Bukan Hal Baru, Sudah Melanggeng sejak Dulu
Kecenderungan pria berkulit putih untuk menikahi wanita Asia sebenarnya bukan barang baru. Ini sudah melanggeng sejak perang berkecamuk, dan mencapai puncaknya pada 1970 ketika gerakan feminis Amerika mulai naik.
Gerakan itu memposisikan wanita kulit putih sebagai individu yang berorientasi pada karier. Lantas, muncul antitesis feminis yang disebut “pesan pengantin Asia”, di mana merawikan perempuan Asia sebagai objek penikmat.

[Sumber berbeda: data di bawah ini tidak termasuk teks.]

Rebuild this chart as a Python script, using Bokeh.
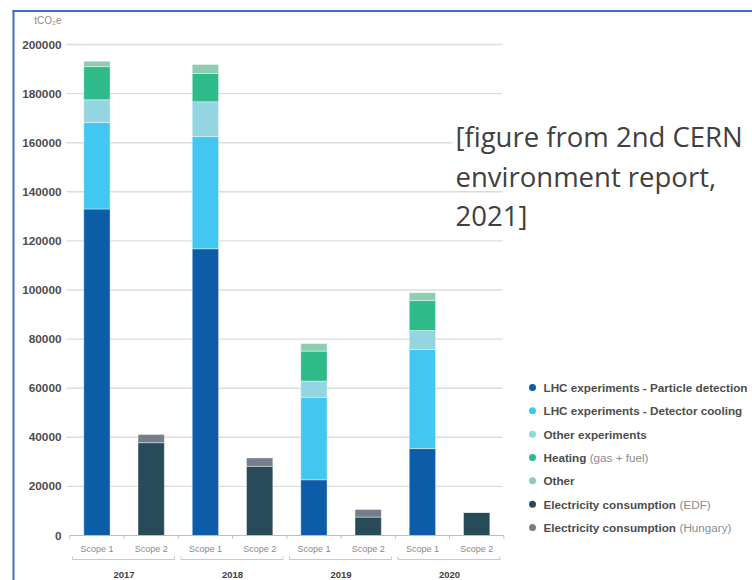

Stigma yang demikian berbanding 180 derajat dengan wanita AS, di mana mereka gencar menolak penaklukan. Seorang penulis asal Cina, Qing Di, menjelaskan fenomena tersebut memang sejalan dengan pola pikir pria AS.
“Pria bule memiliki keterbukaan pikiran. Mereka menghargai wanita yang menerima cara berpikir mereka,” tulisnya, dikutip Minggu (5/2).
Senada dengan itu, penulis lainnya, Xu Xiliang, mengatakan bahwa dalam mencari pasangan hidup, pria kulit putih lebih mempertimbangkan kecocokan karakter serta cara berpikir wanita daripada penampilan yang kasat mata.
“Para pria asing melihat wanita lebih dalam, yakni karakternya,” demikian tandas di penulis buku iFeng Beauty itu.
Lantas, bagaimana dengan pendapat Anda? Apakah Anda melihat tren passport bros sebagai hal yang positif atau justru berkonotasi negatif terhadap perempuan Asia?